Abandoned in dry water holes, these barren animals can be exposed to heavy doses of X-rays, gamma rays, neutrons, proton beams, high-energy electrons, and ultraviolet radiation with no ill effects. Embryonic cysts of an ephemeral pool crustacean were actually dangled outside of the space shuttle, exposed directly to the cold and radiation of outer space, and were later brought back to earth and added to water, where they came to life within minutes. The universe could be accidentally colonized by such creatures. In a sadistic array of experiments, adult tardigrades, known also as water bears, were once kept for eight days in a vacuum, transferred into helium gas at room temperature for three days, and then e
xposed for several hours to nearly -450 degrees Fahrenheit. Placed in water at room temperature, they returned to life, no questions asked.
Perhaps the most telling experiment is that anhydrobiotic cysts of crustaceans are packaged and sold to children. Often they are sold as “sea monkeys,” presented on packages with the females wearing pink bows in their sensory organs, and families of smiling crustaceans reclining in underwater living rooms (the wife wearing an apron, the husband smoking a pipe). At a toy store I once bought an envelope of Triops eggs (Desert Dan brand); the print on the back informed me that they would live twenty to seventy days, “unless, of course, they are eaten alive by their cannibal siblings.” The packaging read:
TRIOPS
From The Age Of
DINOSAURS
Watch
Their
AMAZING
AQUA-BATICS
They're
ALIVE!
Just Add Water
They Hatch In
24 HOURS
EVERYTHING YOU NEED TO GROW INSTANT PETS
I put them in a cup, and within twenty-four hours small objects could be seen scuttling across the bottom. No false advertising. I instantly had pets. And they were, indeed, from the age of the dinosaurs, as Desert Dan had professed. The aquabatics would come later as they began eating one another.

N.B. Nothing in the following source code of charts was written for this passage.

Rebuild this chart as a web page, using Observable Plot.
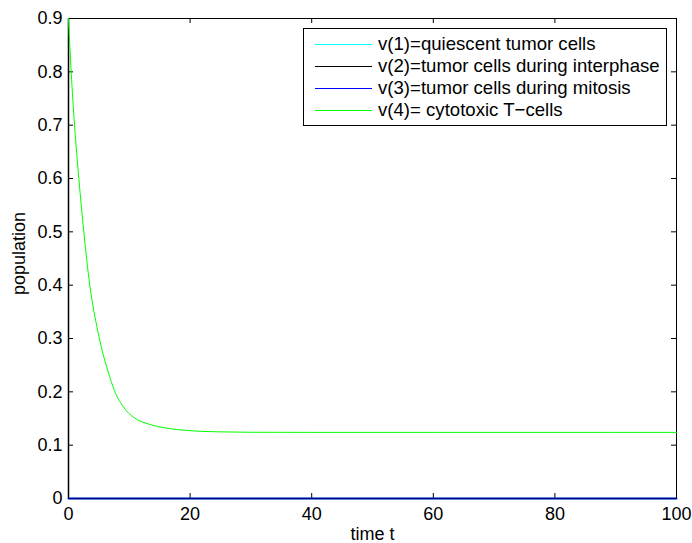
<!DOCTYPE html>
<html><head><meta charset="utf-8">
<script src="https://cdn.jsdelivr.net/npm/d3@7"></script>
<script src="https://cdn.jsdelivr.net/npm/@observablehq/plot@0.6"></script>
<style>
body{margin:0;background:#fff;}
#wrap{position:relative;width:692px;height:543px;font-family:"Liberation Sans",Arial,sans-serif;color:#000;}
#legend{position:absolute;left:303px;top:28px;width:362px;height:96px;border:1px solid #000;background:#fff;}
.row{position:absolute;left:0;height:22px;display:flex;align-items:center;font-size:18.6px;white-space:nowrap;}
.swatch{width:57px;height:0;border-top:1px solid;margin-left:11px;margin-right:6px;}
</style></head><body><div id="wrap"></div>
<script>
// time points and series values
const tZero = [0, 100];
const v1 = [0, 0];
const v2 = [0, 0];
const v3 = [0, 0];
const t4 = [0, 0.44, 0.99, 1.7, 2.52, 3.5, 4.88, 5.54, 6.47, 7.57, 9.1, 10.75, 13.2, 16.5, 19, 22, 24.7, 30, 40, 60, 80, 100];
const v4 = [0.9, 0.8, 0.7, 0.6, 0.5, 0.4, 0.311, 0.277, 0.2395, 0.202, 0.1706, 0.152, 0.1395, 0.1313, 0.128, 0.1258, 0.125, 0.1242, 0.124, 0.124, 0.124, 0.124];

const seriesNames = ["v(1)=quiescent tumor cells", "v(2)=tumor cells during interphase", "v(3)=tumor cells during mitosis", "v(4)= cytotoxic T\u2212cells"];
const seriesColors = ["#00ffff", "#000000", "#0000ff", "#00ff00"];

const xTicks = [0, 20, 40, 60, 80, 100];
const yTicks = [0, 0.1, 0.2, 0.3, 0.4, 0.5, 0.6, 0.7, 0.8, 0.9];
const yTickLabels = ["0", "0.1", "0.2", "0.3", "0.4", "0.5", "0.6", "0.7", "0.8", "0.9"];
const xDomain = [0, 100];
const yDomain = [0, 0.9];

const W = 692, H = 543, mL = 68, mR = 16, mT = 18, mB = 45;
const innerW = W - mL - mR, innerH = H - mT - mB;

const series = [
  {t: tZero, v: v1},
  {t: tZero, v: v2},
  {t: tZero, v: v3},
  {t: t4, v: v4}
].map((s, i) => ({name: seriesNames[i], color: seriesColors[i], data: s.t.map((x, j) => ({t: x, v: s.v[j]}))}));

const tick = 5;
const lineStyle = [
  {strokeWidth: 1.5},
  {strokeWidth: 1.5},
  {strokeWidth: 2, strokeOpacity: 0.6},
  {strokeWidth: 1}
];
const chart = Plot.plot({
  width: W, height: H,
  marginLeft: mL, marginRight: mR, marginTop: mT, marginBottom: mB,
  style: {fontFamily: "'Liberation Sans', Arial, sans-serif", fontSize: "18px", background: "white", color: "black", overflow: "visible"},
  x: {domain: xDomain, ticks: xTicks, tickSize: 0, tickPadding: 9, label: null},
  y: {domain: yDomain, ticks: yTicks, tickSize: 0, tickPadding: 6, label: null, tickFormat: (d) => yTickLabels[yTicks.indexOf(d)] ?? d},
  marks: [
    Plot.ruleX(xTicks, {x: d => d, insetTop: innerH - tick, stroke: "black"}),
    Plot.ruleX(xTicks, {x: d => d, insetBottom: innerH - tick, stroke: "black"}),
    Plot.ruleY(yTicks, {y: d => d, insetRight: innerW - tick, stroke: "black"}),
    Plot.ruleY(yTicks, {y: d => d, insetLeft: innerW - tick, stroke: "black"}),
    Plot.frame({stroke: "black", strokeWidth: 1}),
    Plot.ruleX([xDomain[0]], {x: d => d, stroke: "black", strokeWidth: 1.5}),
    ...series.map((s, i) => Plot.line(s.data, {x: "t", y: "v", stroke: s.color, ...lineStyle[i], curve: "monotone-x"})),
    Plot.text(["time t"], {frameAnchor: "bottom", lineAnchor: "middle", textAnchor: "middle", dy: 36, fontSize: 18}),
    Plot.text(["population"], {frameAnchor: "left", lineAnchor: "middle", textAnchor: "middle", dx: -49, dy: -5, rotate: -90, fontSize: 18})
  ]
});
const wrap = document.getElementById("wrap");
wrap.appendChild(chart);

const legend = document.createElement("div");
legend.id = "legend";
series.forEach((s, i) => {
  const row = document.createElement("div");
  row.className = "row";
  row.style.top = (4 + i * 22) + "px";
  const sw = document.createElement("div");
  sw.className = "swatch";
  sw.style.borderTopColor = s.color;
  const tx = document.createElement("span");
  tx.textContent = s.name;
  row.appendChild(sw); row.appendChild(tx);
  legend.appendChild(row);
});
wrap.appendChild(legend);
</script></body></html>
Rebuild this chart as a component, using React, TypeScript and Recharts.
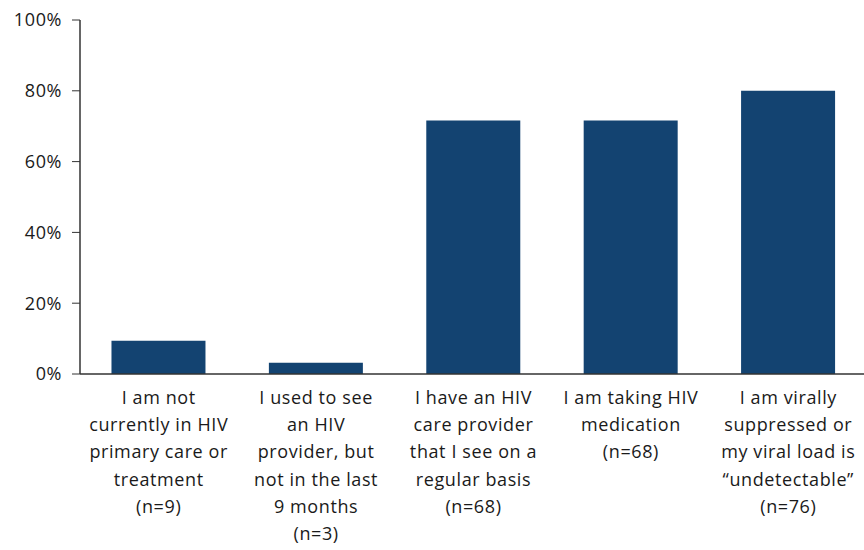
import { BarChart, Bar, XAxis, YAxis } from 'recharts'

const categories = [
  ['I am not', 'currently in HIV', 'primary care or', 'treatment', '(n=9)'],
  ['I used to see', 'an HIV', 'provider, but', 'not in the last', '9 months', '(n=3)'],
  ['I have an HIV', 'care provider', 'that I see on a', 'regular basis', '(n=68)'],
  ['I am taking HIV', 'medication', '(n=68)'],
  ['I am virally', 'suppressed or', 'my viral load is', '\u201cundetectable\u201d', '(n=76)'],
]
const percents = [9.4, 3.2, 71.6, 71.6, 80]
const yTicks = [0, 20, 40, 60, 80, 100]

const data = categories.map((lines, i) => ({ key: String(i), value: percents[i] }))

const FONT = '"Open Sans", sans-serif'
const BAR_COLOR = '#134371'

function CategoryTick(props: any) {
  const { x, y, payload } = props
  const lines = categories[Number(payload.value)]
  return (
    <text
      x={x}
      y={y + 22}
      textAnchor="middle"
      fill="#1a1a1a"
      fontSize={18}
      letterSpacing={0.6}
      fontFamily={FONT}
    >
      {lines.map((line, i) => (
        <tspan key={i} x={x} dy={i === 0 ? 0 : 27.2}>
          {line}
        </tspan>
      ))}
    </text>
  )
}

export default function App() {
  return (
    <div style={{ position: 'absolute', left: 0, top: 0, width: 864, height: 550, background: '#fff' }}>
      <BarChart
        width={864}
        height={550}
        data={data}
        margin={{ top: 20, right: -3, bottom: 0, left: 8 }}
        barCategoryGap="20%"
      >
        <YAxis
          width={72}
          domain={[0, 100]}
          ticks={yTicks}
          tickFormatter={(v) => `${v}%`}
          tickSize={8}
          tickMargin={10}
          stroke="#333"
          tick={{ fill: '#1a1a1a', fontSize: 18, fontFamily: FONT, letterSpacing: 0.6 }}
          tickLine={{ stroke: '#333' }}
          axisLine={{ stroke: '#333', strokeWidth: 1.5 }}
        />
        <XAxis
          dataKey="key"
          height={176}
          tickLine={false}
          axisLine={{ stroke: '#333', strokeWidth: 1.5 }}
          tick={<CategoryTick />}
          interval={0}
        />
        <Bar dataKey="value" fill={BAR_COLOR} isAnimationActive={false} />
      </BarChart>
    </div>
  )
}
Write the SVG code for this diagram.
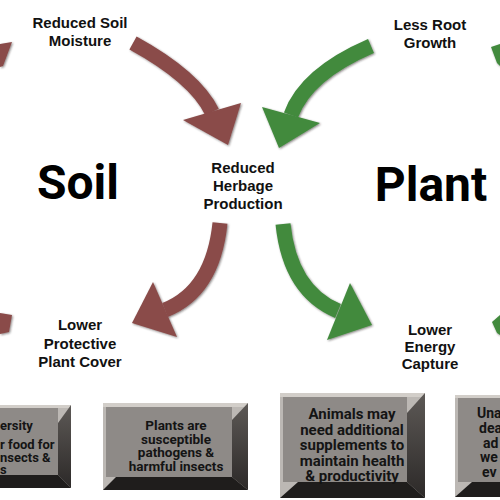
<svg xmlns="http://www.w3.org/2000/svg" width="500" height="500" viewBox="0 0 500 500">
<defs>
<style>
.lbl{font-family:"Liberation Sans",Arial,sans-serif;font-weight:bold;font-size:15px;fill:#111;text-anchor:middle}
.big{font-family:Roboto,"Liberation Sans",sans-serif;font-weight:bold;font-size:48px;fill:#000;text-anchor:middle}
.bt{font-family:Roboto,"Liberation Sans",sans-serif;font-weight:bold;font-size:13.5px;fill:#141414;text-anchor:middle}
.bt3{font-family:Roboto,"Liberation Sans",sans-serif;font-weight:bold;font-size:15px;fill:#141414;text-anchor:middle}
.bts{font-family:Roboto,"Liberation Sans",sans-serif;font-weight:bold;font-size:13px;fill:#141414}
.bt4{font-family:Roboto,"Liberation Sans",sans-serif;font-weight:bold;font-size:14px;fill:#141414}
.brown{fill:#8a4b49}
.green{fill:#428a3e}
.bs{fill:none;stroke:#8a4b49;stroke-width:15}
.gs{fill:none;stroke:#428a3e;stroke-width:15}
.outer{fill:#bcb8b4}
.topb{fill:#d2cec9}
.face{fill:#8e8a87}
.rightb{fill:url(#rg)}
.botb{fill:#1f1d1c}
</style>
<linearGradient id="rg" x1="0" y1="0" x2="0" y2="1">
<stop offset="0" stop-color="#5d5956"/>
<stop offset="1" stop-color="#2c2928"/>
</linearGradient>
<filter id="sh" x="-10%" y="-10%" width="130%" height="130%">
<feDropShadow dx="1" dy="1" stdDeviation="0.8" flood-color="#2a2020" flood-opacity="0.55"/>
</filter>
</defs>
<rect width="500" height="500" fill="#fff"/>

<g id="connectors" filter="url(#sh)">
<g id="arrow-soil-top">
<path class="bs" d="M133,43 Q195,77 212,112"/>
<polygon class="brown" points="183,120 241,103 228,145"/>
</g>
<g id="arrow-plant-top">
<path class="gs" d="M371,46 Q306,74 291,115"/>
<polygon class="green" points="262,107 320,123 279,148"/>
</g>
<g id="arrow-soil-bottom">
<path class="bs" d="M220,223 Q213,291 165,310"/>
<polygon class="brown" points="153,282 177,337 132,323"/>
</g>
<g id="arrow-plant-bottom">
<path class="gs" d="M283,224 Q290,291 338,311"/>
<polygon class="green" points="350,283 327,340 372,325"/>
</g>
<polygon class="brown" points="0,44 12,42 3,66 0,67"/>
<polygon class="brown" points="0,313 12,315 9,332 0,334"/>
<polygon class="green" points="491,47 500,44 500,66 497,63"/>
<polygon class="green" points="492,322 500,315 500,335 497,333"/>
</g>

<g id="soil-title"><text class="big" x="78" y="199">Soil</text></g>
<g id="plant-title"><text class="big" x="431" y="201">Plant</text></g>

<g id="reduced-soil-moisture">
<text class="lbl" x="80" y="28">Reduced Soil</text>
<text class="lbl" x="80" y="46">Moisture</text>
</g>
<g id="less-root-growth">
<text class="lbl" x="430" y="30">Less Root</text>
<text class="lbl" x="430" y="48">Growth</text>
</g>
<g id="reduced-herbage-production">
<text class="lbl" x="243" y="173">Reduced</text>
<text class="lbl" x="243" y="191">Herbage</text>
<text class="lbl" x="243" y="209">Production</text>
</g>
<g id="lower-protective-plant-cover">
<text class="lbl" x="80" y="330">Lower</text>
<text class="lbl" x="80" y="349">Protective</text>
<text class="lbl" x="80" y="367">Plant Cover</text>
</g>
<g id="lower-energy-capture">
<text class="lbl" x="430" y="335">Lower</text>
<text class="lbl" x="430" y="352">Energy</text>
<text class="lbl" x="430" y="369">Capture</text>
</g>

<g id="box-diversity">
<rect class="outer" x="-10" y="405" width="81" height="83"/>
<rect class="topb" x="-10" y="405" width="81" height="3"/>
<rect class="face" x="-10" y="408" width="68" height="67"/>
<polygon class="rightb" points="71,405 71,488 58,475 58,423"/>
<polygon class="botb" points="-10,488 71,488 58,475 -10,475"/>
<text class="bts" x="0" y="430">ersity</text>
<text class="bts" x="0" y="449">r food for</text>
<text class="bts" x="0" y="462">nsects &amp;</text>
<text class="bts" x="0" y="474">s</text>
</g>

<g id="box-pathogens">
<rect class="outer" x="103" y="403" width="145" height="87"/>
<rect class="topb" x="103" y="403" width="145" height="4"/>
<rect class="face" x="106" y="407" width="126" height="70"/>
<polygon class="rightb" points="248,403 248,490 232,477 232,420"/>
<polygon class="botb" points="103,490 248,490 232,477 116,477"/>
<text class="bt" x="176" y="430">Plants are</text>
<text class="bt" x="176" y="443.5">susceptible</text>
<text class="bt" x="176" y="457">pathogens &amp;</text>
<text class="bt" x="176" y="470.5">harmful insects</text>
</g>

<g id="box-supplements">
<rect class="outer" x="280" y="393" width="145" height="105"/>
<rect class="topb" x="280" y="393" width="145" height="4"/>
<rect class="face" x="283" y="397" width="124" height="85"/>
<polygon class="rightb" points="425,393 425,498 407,482 407,413"/>
<polygon class="botb" points="280,498 425,498 407,482 298,482"/>
<text class="bt3" x="352" y="419">Animals may</text>
<text class="bt3" x="352" y="434.5">need additional</text>
<text class="bt3" x="352" y="450">supplements to</text>
<text class="bt3" x="352" y="465.5">maintain health</text>
<text class="bt3" x="352" y="481">&amp; productivity</text>
</g>

<g id="box-unable">
<rect class="outer" x="455" y="395" width="55" height="102"/>
<rect class="topb" x="455" y="395" width="55" height="3"/>
<rect class="face" x="458" y="398" width="52" height="84"/>
<polygon class="botb" points="455,497 510,497 510,482 472,482"/>
<text class="bt4" x="477" y="418">Una</text>
<text class="bt4" x="479" y="433">dea</text>
<text class="bt4" x="483" y="448">ad</text>
<text class="bt4" x="480" y="462">we</text>
<text class="bt4" x="482" y="477">ev</text>
</g>
</svg>
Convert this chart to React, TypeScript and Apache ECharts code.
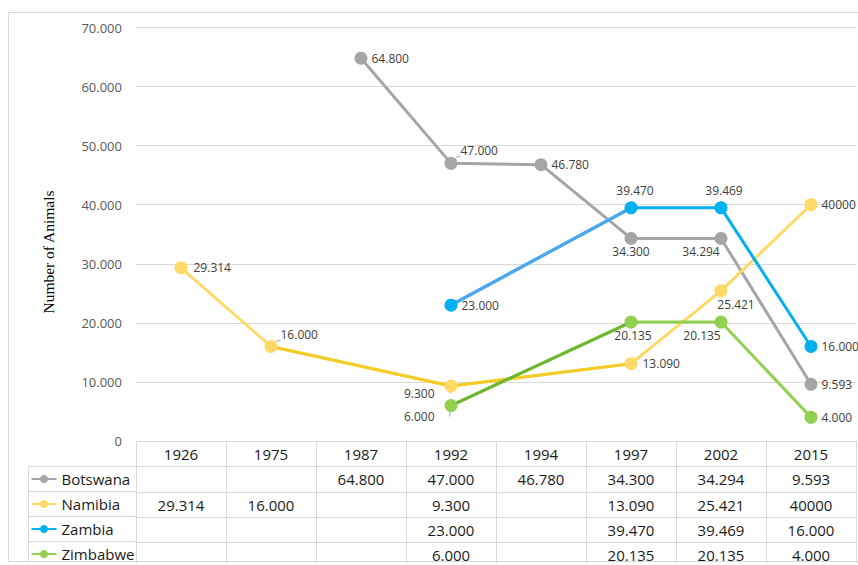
import React, { useEffect, useRef } from "react";
import * as echarts from "echarts";

// ---------- data ----------
const years = ["1926", "1975", "1987", "1992", "1994", "1997", "2002", "2015"];
const botswana = [null, null, 64800, 47000, 46780, 34300, 34294, 9593];
const namibia = [29314, 16000, null, 9300, null, 13090, 25421, 40000];
const zambia = [null, null, null, 23000, null, 39470, 39469, 16000];
const zimbabwe = [null, null, null, 6000, null, 20135, 20135, 4000];
// cells that the source shows without a thousands separator
const unseparated = [{ series: "Namibia", index: 7 }];
const yAxisTitle = "Number of Animals";

const yMin = 0;
const yMax = 70000;
const yStep = 10000;

// ---------- styling ----------
const FONT = "'Open Sans', 'Noto Sans', sans-serif";
const seriesDefs = [
  { name: "Botswana", data: botswana, color: "#a5a5a5" },
  { name: "Namibia", data: namibia, color: "#ffd966" },
  { name: "Zambia", data: zambia, color: "#00b0f0" },
  { name: "Zimbabwe", data: zimbabwe, color: "#92d050" },
];
const segmentTints = [
  { name: "Namibia", from: 1, to: 5, color: "#f4cc28" },
  { name: "Zambia", from: 3, to: 5, color: "#4ea6ef" },
  { name: "Zimbabwe", from: 3, to: 5, color: "#6db62e" },
];

type LP = { position: string; distance?: number; offset?: number[]; leader?: boolean };
const R: LP = { position: "right", distance: 4 };
const labelPlacement: Record<string, (LP | null)[]> = {
  Botswana: [null, null, R, { position: "right", distance: 3, offset: [0, -13], leader: true }, R,
    { position: "bottom", distance: 1 }, { position: "bottom", distance: 1, offset: [-20, 0] }, R],
  Namibia: [{ position: "right", distance: 6 }, { position: "right", distance: 3, offset: [0, -12], leader: true }, null,
    { position: "left", distance: 10, offset: [0, 7], leader: true }, null, { position: "right", distance: 5 },
    { position: "bottom", distance: 1, offset: [15, 0] }, R],
  Zambia: [null, null, null, R, null, { position: "top", distance: 5, offset: [4, 0], leader: true },
    { position: "top", distance: 5, offset: [3, 0], leader: true }, R],
  Zimbabwe: [null, null, null, { position: "left", distance: 10, offset: [0, 11], leader: true }, null,
    { position: "bottom", distance: 1, offset: [2, 0] }, { position: "bottom", distance: 1, offset: [-19, 0] }, R],
};

function fmt(v: number | null, plain = false): string {
  if (v === null || v === undefined) return "";
  if (plain) return String(v);
  const s = String(Math.round(v));
  return s.replace(/\B(?=(\d{3})+(?!\d))/g, ".");
}
const isPlain = (name: string, i: number) => unseparated.some((u) => u.series === name && u.index === i);

export default function App() {
  const ref = useRef<HTMLDivElement>(null);
  useEffect(() => {
    document.body.style.margin = "0";
    if (!ref.current) return;
    const chart = echarts.init(ref.current, undefined, { renderer: "svg" });

    const series: any[] = [];
    seriesDefs.forEach((s) => {
      series.push({
        name: s.name,
        type: "line",
        xAxisIndex: 0,
        yAxisIndex: 0,
        connectNulls: true,
        symbol: "circle",
        symbolSize: 13,
        color: s.color,
        itemStyle: { color: s.color },
        lineStyle: { color: s.color, width: 3 },
        data: s.data.map((v, i) => {
          if (v === null) return null;
          const p = labelPlacement[s.name][i] || R;
          return {
            value: v,
            label: {
              show: true,
              position: p.position,
              distance: p.distance ?? 4,
              offset: p.offset ?? [0, 0],
              formatter: () => fmt(v, isPlain(s.name, i)),
            },
            labelLine: p.leader
              ? { show: true, length2: 3, lineStyle: { color: "#a6a6a6", width: 1 } }
              : { show: false },
          };
        }),
        label: { fontFamily: FONT, fontSize: 12, color: "#404040" },
        emphasis: { disabled: true },
      });
      const tint = segmentTints.find((t) => t.name === s.name);
      if (tint) {
        series.push({
          name: s.name + " segment",
          type: "line",
          xAxisIndex: 0,
          yAxisIndex: 0,
          connectNulls: true,
          symbol: "none",
          silent: true,
          lineStyle: { color: tint.color, width: 3 },
          data: s.data.map((v, i) => (i >= tint.from && i <= tint.to ? v : null)),
        });
      }
    });

    const rowOffsets = [25, 51, 76, 101];
    const rowTicks = [26, 25, 25, 21];
    const axisLineStyle = { color: "#d9d9d9", width: 1 };
    const cellLabel = { fontFamily: FONT, fontSize: 15, color: "#1a1a1a", verticalAlign: "middle", margin: 13, interval: 0 };

    const xAxes: any[] = [
      {
        type: "category",
        data: years,
        gridIndex: 0,
        position: "bottom",
        boundaryGap: true,
        axisLine: { show: true, lineStyle: axisLineStyle },
        axisTick: { show: true, interval: 0, length: 25, lineStyle: axisLineStyle },
        axisLabel: { ...cellLabel },
        splitLine: { show: false },
      },
      ...seriesDefs.map((s, r) => ({
        type: "category",
        data: years,
        gridIndex: 0,
        position: "bottom",
        offset: rowOffsets[r],
        boundaryGap: true,
        axisLine: { show: true, lineStyle: axisLineStyle },
        axisTick: { show: true, interval: 0, length: rowTicks[r], lineStyle: axisLineStyle },
        axisLabel: {
          ...cellLabel,
          formatter: (_v: string, i: number) => fmt(s.data[i] as number | null, isPlain(s.name, i)),
        },
        splitLine: { show: false },
      })),
    ];

    const lineG = (x1: number, y1: number, x2: number, y2: number) => ({
      type: "line",
      silent: true,
      shape: { x1, y1, x2, y2 },
      style: { stroke: "#d9d9d9", lineWidth: 1 },
    });

    chart.setOption({
      animation: false,
      grid: { left: 136, right: 2, top: 27.5, bottom: 124, containLabel: false },
      legend: {
        type: "plain",
        orient: "vertical",
        left: 30.5,
        top: 466.5,
        height: 140,
        padding: 0,
        itemGap: 0,
        itemWidth: 25,
        itemHeight: 10,
        selectedMode: false,
        data: seriesDefs.map((s) => s.name),
        textStyle: { fontFamily: FONT, fontSize: 15, lineHeight: 25, color: "#1a1a1a" },
      },
      xAxis: xAxes,
      yAxis: {
        type: "value",
        min: yMin,
        max: yMax,
        interval: yStep,
        axisLine: { show: false },
        axisTick: { show: false },
        axisLabel: { fontFamily: FONT, fontSize: 13, color: "#595959", margin: 14, formatter: (v: number) => fmt(v) },
        splitLine: { show: true, lineStyle: { color: "#d9d9d9", width: 1 } },
      },
      graphic: [
        {
          type: "rect",
          silent: true,
          z: -10,
          shape: { x: 8.5, y: 12.5, width: 900, height: 549 },
          style: { fill: "none", stroke: "#d9d9d9", lineWidth: 1 },
        },
        {
          type: "text",
          silent: true,
          x: 48,
          y: 252,
          rotation: Math.PI / 2,
          style: {
            text: yAxisTitle,
            align: "center",
            verticalAlign: "middle",
            fontFamily: "'Liberation Serif', 'Times New Roman', serif",
            fontSize: 15.5,
            fill: "#000",
          },
        },
        lineG(28.5, 466.5, 28.5, 562),
        lineG(28.5, 466.5, 136, 466.5),
        lineG(28.5, 491.5, 136, 491.5),
        lineG(28.5, 516.5, 136, 516.5),
        lineG(28.5, 541.5, 136, 541.5),
      ],
      series,
    });
    return () => chart.dispose();
  }, []);
  return <div ref={ref} style={{ width: 858, height: 565 }} />;
}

What truly separates these dehydrated organisms from every other living thing is that they have no metabolism. Even scientists who contend that all life requires a metabolism admit that anhydrobiotes must exist at the minutest fraction of the speed of normally metabolizing specimens. If this were a human, the heart would beat three times every year. But there does not appear to be even a slow heartbeat in anhydrobiotes. Using radiochemical assay, researchers have not been able to detect enzyme activity in any “live” organisms below 8 percent water content by body weight. There appear to be no working parts in these organisms: they are as dead as rocks. If a Mars lander were to be given a scoop of dust from a dry water hole and allowed to run all of the spores and shrimp eggs and desiccated adults of various species through its battery of life-finding tests, it would conclude that no life was ever present.